Strong lensing of small, pointlike objects often produces multiple images. When the alignment of the source and lens is ideal, images are seen in a formation dubbed the Einstein cross, which will help astronomers refine their estimates of the amount and distribution of dark matter in the lensing galaxy and cluster. Dark matter cannot be seen directly but is believed to make up most of the universe's mass.
"The locations of the images of the supernova tell us something about the 'landscape' the light is traveling through," said co-author Curtis McCully, a postdoctoral researcher who has a joint appointment with UCSB's Department of Physics and the Las Cumbres Observatory Global Telelscope Network. "The shape of the landscape coupled with the difference in the arrival times -- which we expect to be a few days to a few months for the four images we discovered -- allows us to infer how far the light traveled. That lets us compare the size of the universe 5 billion years ago to the size of the universe today, so we can measure how fast the universe is expanding."
The scientists have nicknamed the distant supernova Refsdal in honor of Sjur Refsdal, the late Norwegian astrophysicist and pioneer of gravitational lensing studies. The supernova is located about 9.3 billion light years away (redshift = 1.5), near the edge of the observable universe, while the lensing galaxy is about 5 billion light years (redshift = 0.5) from Earth. The galaxy that is splitting the light from the supernova into an Einstein cross is part of a large cluster, called MACS J1149.6+2223, which has been known for more than 10 years.
Although astronomers have discovered dozens of multiply imaged galaxies and quasars, they have never seen a stellar explosion resolved into several images. In 2009, astronomers reported that the MACS J1149.6+2223 cluster created the largest known image of a spiral galaxy ever seen through a gravitational lens. The new supernova is located in one of that galaxy's spiral arms, which also appears in multiple images in the foreground lensing cluster. The supernova, however, is split into four images by a red elliptical galaxy within the cluster.
"These gravitational lenses are like a natural magnifying glass. It's like having a much bigger telescope," said lead author Patrick Kelly, a postdoctoral scholar at UC Berkeley. "We can get magnifications of up to 100 times by looking through these galaxy clusters."

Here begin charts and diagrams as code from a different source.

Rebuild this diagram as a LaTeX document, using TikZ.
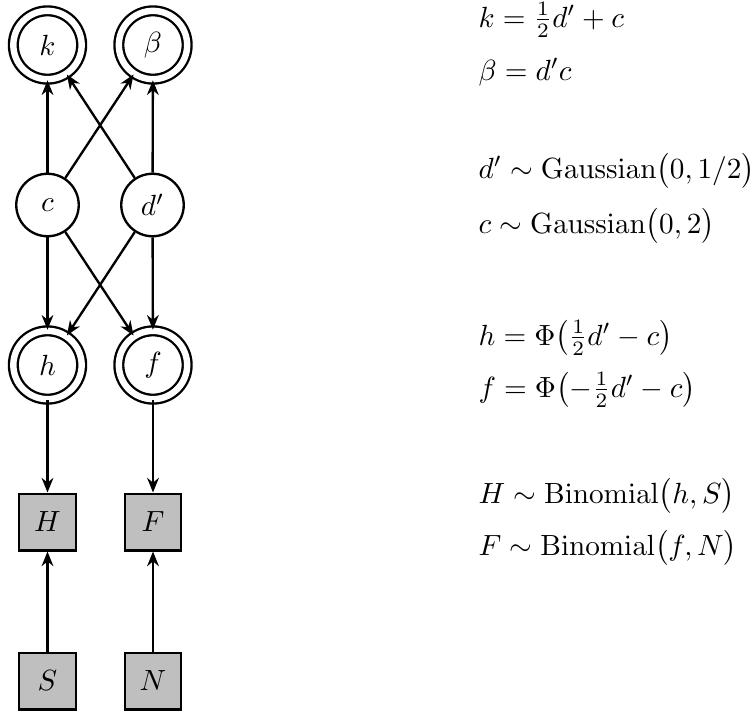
\documentclass[tikz,border=0pt]{standalone}
\usepackage{amsmath}
\usetikzlibrary{arrows.meta}
\begin{document}
\begin{tikzpicture}[x=0.3425pt,y=-0.3425pt,
  every node/.style={inner sep=0pt},
  latent/.style={circle,draw,thick,minimum size=21.4pt},
  derived/.style={circle,draw,thick,double,double distance=2.2pt,minimum size=23.4pt},
  observed/.style={rectangle,draw,thick,fill=black!25,minimum size=19.4pt},
  eqn/.style={anchor=base west},
  conn/.style={-{Stealth[length=5pt,width=4pt,inset=1.6pt]},thick}]
\useasboundingbox (0,0) rectangle (756,713);
\node[derived] (k) at (47.5,45) {$k$};
\node[derived] (b) at (153,45) {$\beta$};
\node[latent] (c) at (47.5,205) {$c$};
\node[latent] (d) at (152.5,205) {$d'$};
\node[derived] (h) at (47.5,365) {$h$};
\node[derived] (f) at (153,365) {$f$};
\node[observed] (H) at (47.5,522) {$H$};
\node[observed] (F) at (153,522) {$F$};
\node[observed] (S) at (47.5,681) {$S$};
\node[observed] (N) at (153,681) {$N$};
\draw[conn] (c) -- (k);
\draw[conn] (c) -- (b);
\draw[conn] (d) -- (k);
\draw[conn] (d) -- (b);
\draw[conn] (c) -- (h);
\draw[conn] (c) -- (f);
\draw[conn] (d) -- (h);
\draw[conn] (d) -- (f);
\draw[conn] (h) -- (H);
\draw[conn] (f) -- (F);
\draw[conn] (S) -- (H);
\draw[conn] (N) -- (F);
\node[eqn] (e1) at (478,27) {$k = \tfrac{1}{2}d' + c$};
\node[eqn] (e2) at (478,80) {$\beta = d'c$};
\node[eqn] (e3) at (478,178) {$d' \sim \mathrm{Gaussian}\bigl(0,1/2\bigr)$};
\node[eqn] (e4) at (478,233) {$c \sim \mathrm{Gaussian}\bigl(0,2\bigr)$};
\node[eqn] (e5) at (478,345) {$h = \Phi\bigl(\tfrac{1}{2}d' - c\bigr)$};
\node[eqn] (e6) at (478,397) {$f = \Phi\bigl(-\tfrac{1}{2}d' - c\bigr)$};
\node[eqn] (e7) at (478,503) {$H \sim \mathrm{Binomial}\bigl(h,S\bigr)$};
\node[eqn] (e8) at (478,555) {$F \sim \mathrm{Binomial}\bigl(f,N\bigr)$};
\end{tikzpicture}
\end{document}
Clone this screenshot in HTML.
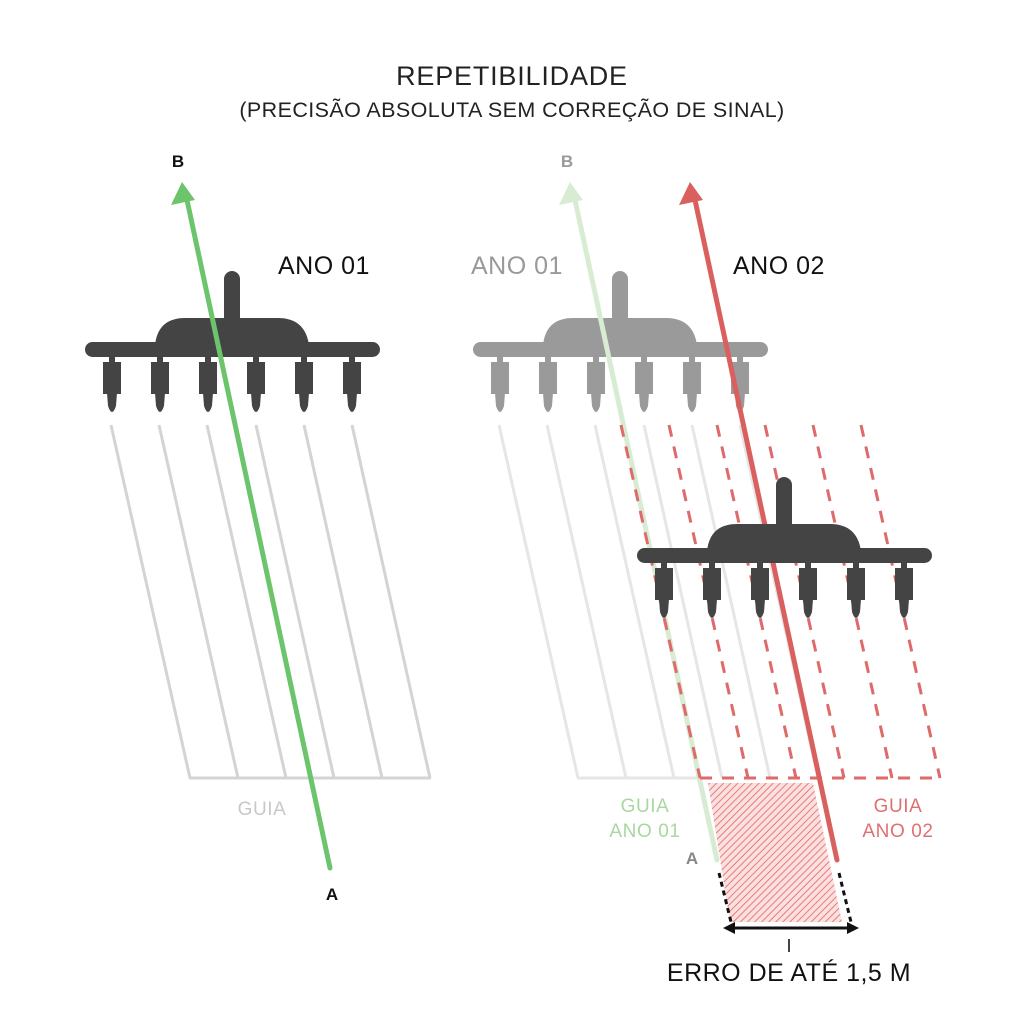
<!DOCTYPE html>
<html><head><meta charset="utf-8"><style>
html,body{margin:0;padding:0;background:#fff}
svg{display:block}
text{font-family:"Liberation Sans",sans-serif}
</style></head><body>
<svg width="1024" height="1024" viewBox="0 0 1024 1024" xmlns="http://www.w3.org/2000/svg">
<defs>
<g id="imp">
  <rect x="85" y="342" width="295" height="15" rx="7.5"/>
  <path d="M155 345 Q158 318 185 318 L278 318 Q305 318 309 345 Z"/>
  <rect x="224" y="271" width="16" height="55" rx="8"/>
  <g id="noz">
    <rect x="109" y="354" width="6" height="10"/>
    <rect x="103" y="362" width="18" height="32"/>
    <path d="M107 393 L117 393 L116 406 Q112 418 108 406 Z"/>
  </g>
  <use href="#noz" x="48"/><use href="#noz" x="96"/><use href="#noz" x="144"/><use href="#noz" x="192"/><use href="#noz" x="240"/>
</g>
<pattern id="hatch" width="5" height="5" patternUnits="userSpaceOnUse" patternTransform="rotate(45)">
  <rect width="5" height="5" fill="#fbe0e0"/>
  <line x1="0" y1="0" x2="0" y2="5" stroke="#e87b7b" stroke-width="2"/>
</pattern>
</defs>

<text x="512" y="85" font-size="27" letter-spacing="0.8" text-anchor="middle" fill="#222">REPETIBILIDADE</text>
<text x="512" y="117" font-size="21.5" letter-spacing="0.4" text-anchor="middle" fill="#222">(PRECISÃO ABSOLUTA SEM CORREÇÃO DE SINAL)</text>

<!-- LEFT -->
<g stroke="#d4d4d4" stroke-width="3" fill="none">
  <line x1="111" y1="425" x2="190" y2="778"/>
  <line x1="159" y1="425" x2="238" y2="778"/>
  <line x1="207" y1="425" x2="286" y2="778"/>
  <line x1="256" y1="425" x2="334" y2="778"/>
  <line x1="304" y1="425" x2="382" y2="778"/>
  <line x1="352" y1="425" x2="430" y2="778"/>
  <line x1="189" y1="778" x2="431" y2="778"/>
</g>
<use href="#imp" fill="#444"/>
<line x1="330" y1="868" x2="187" y2="200" stroke="#6cc46c" stroke-width="5" stroke-linecap="round"/>
<polygon points="182,182 171,205 195,200" fill="#6cc46c"/>
<text x="178" y="167" font-size="17" font-weight="bold" text-anchor="middle" fill="#111">B</text>
<text x="332" y="900" font-size="17" font-weight="bold" text-anchor="middle" fill="#111">A</text>
<text x="278" y="274" font-size="25" letter-spacing="0.5" fill="#111">ANO 01</text>
<text x="262" y="815" font-size="19" letter-spacing="0.6" text-anchor="middle" fill="#c8c8c8">GUIA</text>

<!-- RIGHT -->
<g stroke="#e6e6e6" stroke-width="3" fill="none">
  <line x1="499" y1="425" x2="578" y2="778"/>
  <line x1="547" y1="425" x2="626" y2="778"/>
  <line x1="595" y1="425" x2="674" y2="778"/>
  <line x1="644" y1="425" x2="722" y2="778"/>
  <line x1="692" y1="425" x2="770" y2="778"/>
  <line x1="740" y1="425" x2="818" y2="778"/>
  <line x1="577" y1="778" x2="702" y2="778"/>
</g>
<use href="#imp" fill="#9a9a9a" transform="translate(388,0)"/>
<polygon points="708,783 813,783 842,922 730,922" fill="url(#hatch)"/>
<line x1="717" y1="860" x2="575" y2="200" stroke="#d8ecd4" stroke-width="5" stroke-linecap="round"/>
<polygon points="570,182 559,205 583,200" fill="#d8ecd4"/>
<g stroke="#de6a6a" stroke-width="3" fill="none" stroke-dasharray="12,10">
  <line x1="621" y1="425" x2="700" y2="778"/>
  <line x1="669" y1="425" x2="748" y2="778"/>
  <line x1="717" y1="425" x2="796" y2="778"/>
  <line x1="765" y1="425" x2="844" y2="778"/>
  <line x1="813" y1="425" x2="892" y2="778"/>
  <line x1="861" y1="425" x2="940" y2="778"/>
  <line x1="700" y1="778" x2="942" y2="778"/>
</g>
<line x1="837" y1="860" x2="695" y2="200" stroke="#d9605f" stroke-width="5" stroke-linecap="round"/>
<polygon points="690,182 679,205 703,200" fill="#d9605f"/>
<use href="#imp" fill="#444" transform="translate(552,206)"/>
<g stroke="#111" stroke-width="3" stroke-dasharray="5,4">
  <line x1="719" y1="873" x2="731" y2="922"/>
  <line x1="839" y1="873" x2="851" y2="922"/>
</g>
<line x1="732" y1="928" x2="851" y2="928" stroke="#111" stroke-width="3"/>
<polygon points="723,928 735,922 735,934" fill="#111"/>
<polygon points="859,928 847,922 847,934" fill="#111"/>
<line x1="789" y1="939" x2="789" y2="952" stroke="#444" stroke-width="2"/>
<text x="789" y="981" font-size="25" letter-spacing="0.5" text-anchor="middle" fill="#111">ERRO DE ATÉ 1,5 M</text>
<text x="567" y="167" font-size="17" font-weight="bold" text-anchor="middle" fill="#999">B</text>
<text x="692" y="864" font-size="17" font-weight="bold" text-anchor="middle" fill="#888">A</text>
<text x="471" y="274" font-size="25" letter-spacing="0.5" fill="#999">ANO 01</text>
<text x="733" y="274" font-size="25" letter-spacing="0.5" fill="#111">ANO 02</text>
<text x="645" y="812" font-size="19" letter-spacing="0.6" text-anchor="middle" fill="#a8d8a0">GUIA</text>
<text x="645" y="837" font-size="19" letter-spacing="0.6" text-anchor="middle" fill="#a8d8a0">ANO 01</text>
<text x="898" y="812" font-size="19" letter-spacing="0.6" text-anchor="middle" fill="#e07070">GUIA</text>
<text x="898" y="837" font-size="19" letter-spacing="0.6" text-anchor="middle" fill="#e07070">ANO 02</text>
</svg>
</body></html>
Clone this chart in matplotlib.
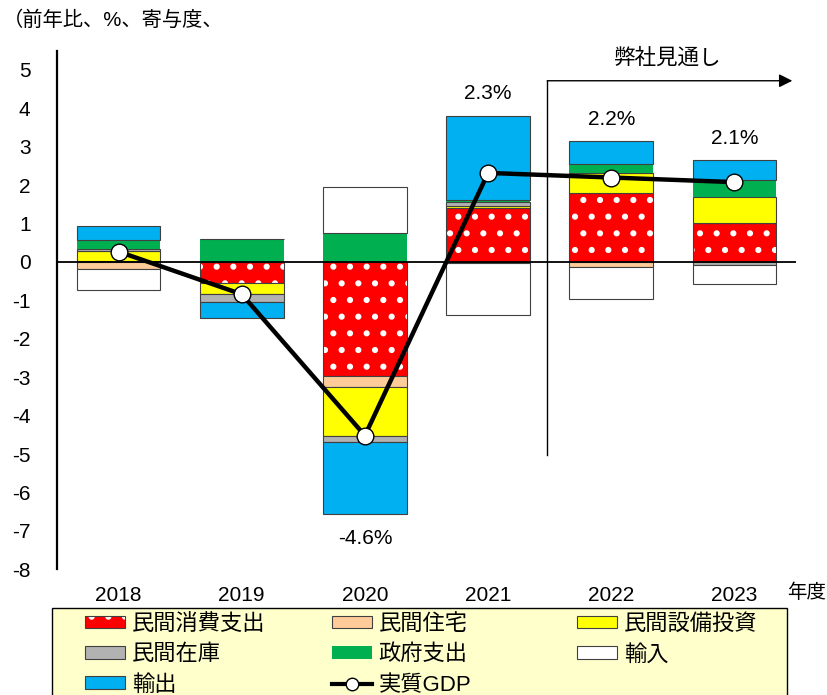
import matplotlib
matplotlib.use("Agg")
import matplotlib.pyplot as plt
from matplotlib.patches import Patch, Rectangle
from matplotlib.lines import Line2D
from matplotlib.legend_handler import HandlerTuple
import numpy as np

plt.rcParams['font.family'] = ['Liberation Sans', 'Noto Sans CJK JP']
plt.rcParams['axes.unicode_minus'] = False
plt.rcParams['hatch.linewidth'] = 2.0

# データ (寄与度, %pt)
years = ['2018', '2019', '2020', '2021', '2022', '2023']
consumption = [0.02, -0.54, -2.97, 1.40, 1.80, 1.02]   # 民間消費支出
housing     = [-0.18, 0.0, -0.29, -0.03, -0.12, 0.0]   # 民間住宅
capex       = [0.26, -0.30, -1.26, 0.06, 0.51, 0.68]   # 民間設備投資
inventory   = [0.06, -0.19, -0.16, 0.10, 0.0, -0.08]   # 民間在庫
government  = [0.24, 0.59, 0.76, 0.05, 0.23, 0.43]     # 政府支出
imports     = [-0.54, 0.0, 1.19, -1.35, -0.84, -0.49]  # 輸入
exports     = [0.37, -0.43, -1.88, 2.20, 0.61, 0.52]   # 輸出
gdp         = [0.27, -0.84, -4.52, 2.32, 2.20, 2.08]   # 実質GDP

# 表示するGDPラベル
gdp_labels = {3: '2.3%', 4: '2.2%', 5: '2.1%', 2: '-4.6%'}

series = [
    ('民間消費支出', consumption, '#FF0000'),
    ('民間住宅', housing, '#FFCC99'),
    ('民間設備投資', capex, '#FFFF00'),
    ('民間在庫', inventory, '#B2B2B2'),
    ('政府支出', government, '#00B050'),
    ('輸入', imports, '#FFFFFF'),
    ('輸出', exports, '#00B0F0'),
]

W, H = 828, 695
fig = plt.figure(figsize=(W / 100, H / 100), dpi=100)
ax = fig.add_axes([57 / W, 125.8 / H, (796 - 57) / W, (644.2 - 125.8) / H])

x = np.arange(len(years))
bw = 0.68
edge = '#404040'
pos_bottom = np.zeros(len(years))
neg_bottom = np.zeros(len(years))

for name, vals, col in series:
    v = np.array(vals)
    bottom = np.where(v >= 0, pos_bottom, neg_bottom)
    if name == '民間消費支出':
        # 赤地に白いドット
        ax.bar(x, v, bw, bottom=bottom, color=col, edgecolor='white',
               hatch='.', linewidth=0, zorder=2)
        ax.bar(x, v, bw, bottom=bottom, facecolor='none', edgecolor=edge,
               linewidth=0.8, zorder=2)
    elif name == '政府支出':
        ax.bar(x, v, bw, bottom=bottom, color=col, linewidth=0, zorder=2)
    else:
        ax.bar(x, v, bw, bottom=bottom, color=col, edgecolor=edge,
               linewidth=0.8, zorder=2)
    pos_bottom += np.clip(v, 0, None)
    neg_bottom += np.clip(v, None, 0)

ax.axhline(0, color='black', lw=1.3, zorder=3)
ax.plot(x, gdp, '-o', color='black', lw=3.2, ms=12, mfc='white', mec='black',
        mew=1, zorder=5)

for i, txt in gdp_labels.items():
    if gdp[i] >= 0:
        ax.annotate(txt, (x[i], pos_bottom[i]), xytext=(0, 9),
                    textcoords='offset points', ha='center', va='bottom', fontsize=15)
    else:
        ax.annotate(txt, (x[i], neg_bottom[i]), xytext=(0, -11),
                    textcoords='offset points', ha='center', va='top', fontsize=15)

# 見通し期間の矢印
fc_x, fc_y0, fc_y1, fc_end = 3.48, -5.03, 4.72, 5.47
ax.plot([fc_x, fc_x], [fc_y0, fc_y1], color='black', lw=1, clip_on=False)
ax.annotate('', xy=(fc_end, fc_y1), xytext=(fc_x, fc_y1),
            arrowprops=dict(arrowstyle='-|>', color='black', lw=1,
                            mutation_scale=20, shrinkA=0, shrinkB=0))
ax.text(4.46, 5.31, '弊社見通し', ha='center', va='center', fontsize=15.5)

ax.set_xlim(-0.5, 5.5)
ax.set_ylim(-8, 5.5)
ax.set_yticks(range(-8, 6))
ax.set_xticks(x)
ax.set_xticklabels(years)
ax.tick_params(axis='y', length=0, pad=19, labelsize=15)
ax.tick_params(axis='x', length=0, pad=12, labelsize=15)
for s in ['top', 'right', 'bottom']:
    ax.spines[s].set_visible(False)
ax.spines['left'].set_linewidth(1.6)
ax.patch.set_visible(False)

fig.text(0.003, 1 - 20 / H, '（前年比、%、寄与度、', ha='left', va='center', fontsize=14.6)
fig.text(807 / W, 1 - 593 / H, '年度', ha='center', va='center', fontsize=14)

# 凡例
fig.patches.append(Rectangle((52 / W, -0.01), (787 - 52) / W, 0.01 + (H - 608) / H,
                             transform=fig.transFigure, facecolor='#FFFFCC',
                             edgecolor='black', lw=1, zorder=0))

def mk(col):
    return Patch(facecolor=col, edgecolor=edge, linewidth=0.8)

red_h = (Patch(facecolor='#FF0000', edgecolor='white', hatch='.', linewidth=0),
         Patch(facecolor='none', edgecolor=edge, linewidth=0.8))
gdp_h = Line2D([], [], color='black', lw=3, marker='o', ms=9, mfc='white', mec='black')
cols = [
    ([red_h, mk('#B2B2B2'), mk('#00B0F0')], ['民間消費支出', '民間在庫', '輸出'], 85),
    ([mk('#FFCC99'), Patch(facecolor='#00B050', linewidth=0), gdp_h],
     ['民間住宅', '政府支出', '実質GDP'], 332),
    ([mk('#FFFF00'), mk('#FFFFFF')], ['民間設備投資', '輸入'], 577),
]
for hs, ls, px in cols:
    fig.legend(hs, ls, loc='upper left', bbox_to_anchor=(px / W, 1 - 614 / H),
               frameon=False, fontsize=16, handlelength=1.8, handleheight=0.5,
               handletextpad=0.3, labelspacing=0.42, borderpad=0, borderaxespad=0,
               handler_map={tuple: HandlerTuple(ndivide=1)})

fig.savefig('out.png', dpi=100)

Given the peculiar nature of gravitational lensing, astronomers predict that they will have an opportunity for a supernova replay in the next 10 years. This is because light can take various paths around and through a gravitational lens, arriving at Earth at different times. Computer modeling of this lensing cluster shows that the researchers missed opportunities to see the exploding star 50 and again 10 years ago, but images of the explosion will likely repeat in the next decade.
"What we've found tells us something about the gravitational potential, which we can link to the basic equation of the universe and the expansion rate of the universe," said Schmidt. "This relates to the big bang model as we believe it is right now. In that sense, it's a very essential and fundamental quantity that we can estimate from this discovery. At least that's our goal."
Tucker Jones, a postdoctoral fellow in UCSB's Department of Physics, is another co-author.